WP Member Quits Union Leadership

Posted by under Breaking News on 12 February 2003

The sacking of an opposition politician Muhammad Ali Aman as a unionist in December last year has been followed by the abrupt resignation of another - Melvin Tan - who is a member of the Workers' Party (WP).

Tan, who was six months into a new term and did not complete it, says he was disappointed and shocked to learn that a National Trades Union Congress (NTUC) affiliated union - the United Workers of Electronics and Electrical Industries (UWEEI) - would dismiss their officials found to be involved in opposition politics.

Aman, Secretary-general of the four-party Singapore Democratic Alliance (SDA), was expelled as his branch's chairman after refusing to resign from it or give up opposition politics. His membership was also revoked, and he has submitted an appeal to be considered by UWEEI at the next convention.

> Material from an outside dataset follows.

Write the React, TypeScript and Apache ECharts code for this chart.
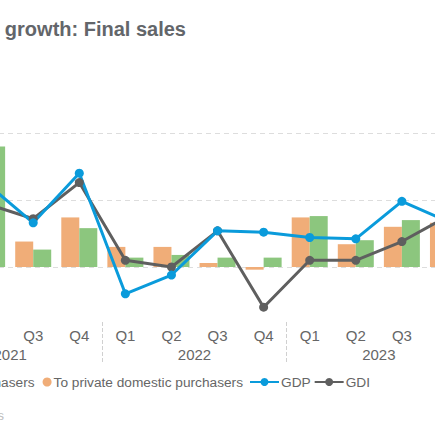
import React, { useEffect, useRef } from "react";
import * as echarts from "echarts";

const quarters = ["Q1", "Q2", "Q3", "Q4", "Q1", "Q2", "Q3", "Q4", "Q1", "Q2", "Q3", "Q4"];
const years = ["2021", "2022", "2023"];
const domestic = [7.4, 9.0, 1.3, 2.9, 0.7, 0.9, 0.7, 0.7, 3.8, 2.0, 3.5, 3.5];
const privateDomestic = [8.6, 10.2, 1.9, 3.7, 1.5, 1.5, 0.3, -0.2, 3.7, 1.7, 3.0, 3.3];
const gdp = [5.2, 6.2, 3.3, 7.0, -2.0, -0.6, 2.7, 2.6, 2.2, 2.1, 4.9, 3.4];
const gdi = [3.4, 4.7, 3.6, 6.3, 0.5, 0.0, 2.7, -3.0, 0.5, 0.5, 1.9, 3.8];

const FONT = "'Liberation Sans', Arial, sans-serif";
const GREEN = "#8cc67e";
const ORANGE = "#f0ad78";
const BLUE = "#0a9bdb";
const GRAY = "#5f5f5f";

// The visible 435x435 window is a crop of a wider chart canvas.
const SHIFT = 150;
const CANVAS_W = 700;

export default function App() {
  const ref = useRef<HTMLDivElement>(null);
  useEffect(() => {
    if (!ref.current) return;
    const chart = echarts.init(ref.current, undefined, { renderer: "svg" });
    chart.setOption({
      animation: false,
      textStyle: { fontFamily: FONT },
      grid: { left: SHIFT - 82, right: CANVAS_W - (SHIFT + 471), top: 133, bottom: 101, containLabel: false },
      graphic: [
        {
          type: "text",
          x: SHIFT + 186,
          y: 29,
          style: {
            text: "Real GDP growth: Final sales",
            fontFamily: FONT,
            fontSize: 20,
            fontWeight: "bold",
            fill: "#63666a",
            align: "right",
            verticalAlign: "middle",
          },
        },
        {
          type: "text",
          x: SHIFT + 4,
          y: 415,
          style: {
            text: "Source: Bureau of Economic Analysis",
            fontFamily: FONT,
            fontSize: 13,
            fill: "#bdbdbd",
            align: "right",
            verticalAlign: "middle",
          },
        },
      ],
      legend: [
        {
          data: [
            { name: "To domestic purchasers", icon: "circle" },
            { name: "To private domestic purchasers", icon: "circle" },
          ],
          right: CANVAS_W - (SHIFT + 243),
          top: 375,
          padding: 0,
          itemWidth: 9,
          itemHeight: 9,
          itemGap: 8,
          textStyle: { fontFamily: FONT, fontSize: 13.7, color: "#666", padding: [0, 0, 0, -3] },
        },
        {
          data: ["GDP", "GDI"],
          left: SHIFT + 249,
          top: 375,
          padding: 0,
          itemWidth: 29,
          itemHeight: 10,
          itemGap: 3,
          lineStyle: { width: 2 },
          textStyle: { fontFamily: FONT, fontSize: 13.7, color: "#666", padding: [0, 0, 0, -3] },
        },
      ],
      xAxis: [
        {
          type: "category",
          data: quarters,
          position: "bottom",
          offset: -12,
          axisLine: { show: false },
          axisTick: { show: false },
          axisLabel: { fontFamily: FONT, fontSize: 15, color: "#666", margin: 6 },
        },
        {
          type: "category",
          data: years,
          position: "bottom",
          offset: -12,
          axisLine: { show: false },
          axisTick: {
            show: true,
            length: 40,
            lineStyle: { color: "#d0d0d0", type: "dashed", width: 1 },
          },
          axisLabel: { fontFamily: FONT, fontSize: 15, color: "#666", margin: 25 },
        },
      ],
      yAxis: {
        type: "value",
        min: -5,
        max: 10,
        interval: 5,
        axisLabel: { show: false },
        axisLine: { show: false },
        axisTick: { show: false },
        splitLine: {
          show: true,
          showMinLine: false,
          lineStyle: { color: "#dddddd", type: [5, 4], width: 1 },
        },
      },
      series: [
        {
          name: "To private domestic purchasers",
          type: "bar",
          data: privateDomestic,
          barWidth: 18,
          barGap: "0%",
          itemStyle: { color: ORANGE },
        },
        {
          name: "To domestic purchasers",
          type: "bar",
          data: domestic,
          barWidth: 18,
          barGap: "0%",
          itemStyle: { color: GREEN },
        },
        {
          name: "GDI",
          type: "line",
          data: gdi,
          symbol: "circle",
          symbolSize: 9,
          lineStyle: { color: GRAY, width: 3 },
          itemStyle: { color: GRAY },
        },
        {
          name: "GDP",
          type: "line",
          data: gdp,
          symbol: "circle",
          symbolSize: 9,
          lineStyle: { color: BLUE, width: 3 },
          itemStyle: { color: BLUE },
        },
      ],
    });
    return () => chart.dispose();
  }, []);
  return (
    <div
      style={{
        position: "fixed",
        left: 0,
        top: 0,
        width: 435,
        height: 435,
        overflow: "hidden",
        background: "#fff",
      }}
    >
      <div
        ref={ref}
        style={{ position: "absolute", left: -SHIFT, top: 0, width: CANVAS_W, height: 435 }}
      />
    </div>
  );
}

Virtually all trade unions in Singapore are affiliated to the NTUC, the country's only union umbrella, and it shares a "symbiotic relationship" with the 45-year ruling People's Action Party (PAP).

The UWEEI leadership had defended their action, saying NTUC's close ties with the PAP has benefited Singapore's workers, citing the city-state's economic progress under a good government that has kept unemployment low.

Tan, also a former Executive Secretary of the Think Centre (TC), quitted the union he had served three-and-a-half years in soon after Aman's expulsion. He declined to name it - one of NTUC's 70 affiliated unions - as they have given him opportunities all these years and he is still a member to support the remaining officials he handed the reins over to, most of whom he had inducted into the team.

Unlike Aman who holds a high leadership position in his party that exposed his membership openly, Tan believes his union was not aware of his party membership. Neither did he declare it, seeing nothing in the constitution of either the NTUC or his union that stated he had to do so.

But he resigned because he felt like an outcast after Aman's incident, which made clear the "symbiotic relationship" he knew of but never the extent it is enforced. He did not want to stay on silently as "a matter of principle", and denied his resign was a "protest" or to "close ranks" among the opposition.

In the interview, Tan said political credentials of a union leader should not matter as long as he promotes NTUC's policies, even those aligned with the PAP's. Unions should not pay more attention to political labels than a union leader's ability.

He has always acted in his correct capacity despite having political memberships. In 1999, he was elected branch secretary, and in same year joined the TC. Re-elected as branch chairman in 2002, the same year he joined the WP, he never allowed a conflict of interest to arise.

While Aman continues to fight for reinstatement, Tan chose to resign without much ado. He wishes Aman luck and prefers to move on. He says it is no loss and he has gained more time to focus on his company work. Highlighting his opinions through this interview was enough.

Will he miss his union work? "That's not important. When I offered my services, what mattered was whether I can do a good job and the labour movement benefit from my contributions. If not, I'm out. It's not about me or whether I will miss this."

"All these are for self-gratification," he says.